Simulating THz field-induced ferroeletricity in quantum paraeletric SrTiO₃ by solving Schrodinger-Langevin equation

Studies of light-matter interactions reveal that light can unravel the hidden properties of materials. For example, the higher critical temperature for superconductivity is observed by applying the light on K₃C₆₀. Also, light-induced topological phase transitions in ZrTe₅ and WTe₂ are experimentally demonstrated. Recent experiments reported that high intensity terahertz (THz) and near infreared field pulse can induce a ferroelectric transition in SrTiO₃ from its quantum paraeletric ground state [1-2]. Here, we investigate the THz field-induced transient ferroeletricity by solving the time-dependent lattice Schrödinger-Langevin equation.

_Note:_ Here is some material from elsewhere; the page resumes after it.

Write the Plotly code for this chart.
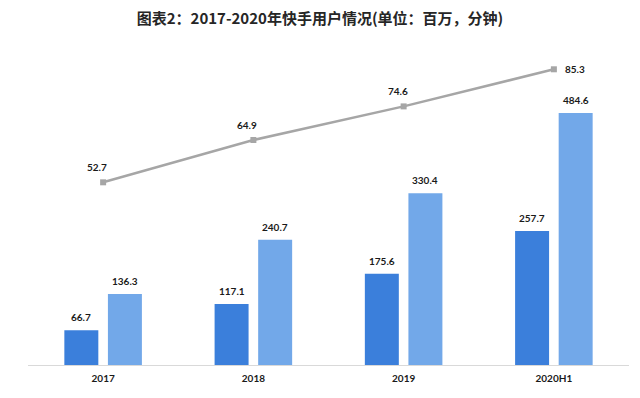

First, the description of quantum paraeletric SrTiO₃ based on the density functional theory calculation is investigated [3]. We found that the quantum description between ferroeletric soft mode and uniaxial lattice strain is essential to reproduce the experientially observed properties in quantum paraeletric SrTiO₃. Based on this study, we investigate the real-time dynamics of lattice wavefunction of ferroeletric soft mode in quantum paraeletric SrTiO₃ by solving time-dependent Schrödinger-Langevin equation [4]. We found that the THz field-induced transient ferroelecticity originates from the light-mixed state between ground and the first excited lattice wavefunctions of ferroeletric soft mode in quantum paraeletric SrTiO₃. In agreement with the experimental observations, our study reveals that the non-oscillatory second harmonic generation signal is main evidence of transient ferroeletricity in SrTiO₃. Our study unravels the microscopic mechanism of light-induced phase transition and provides the understanding of quantum paraeletric phase.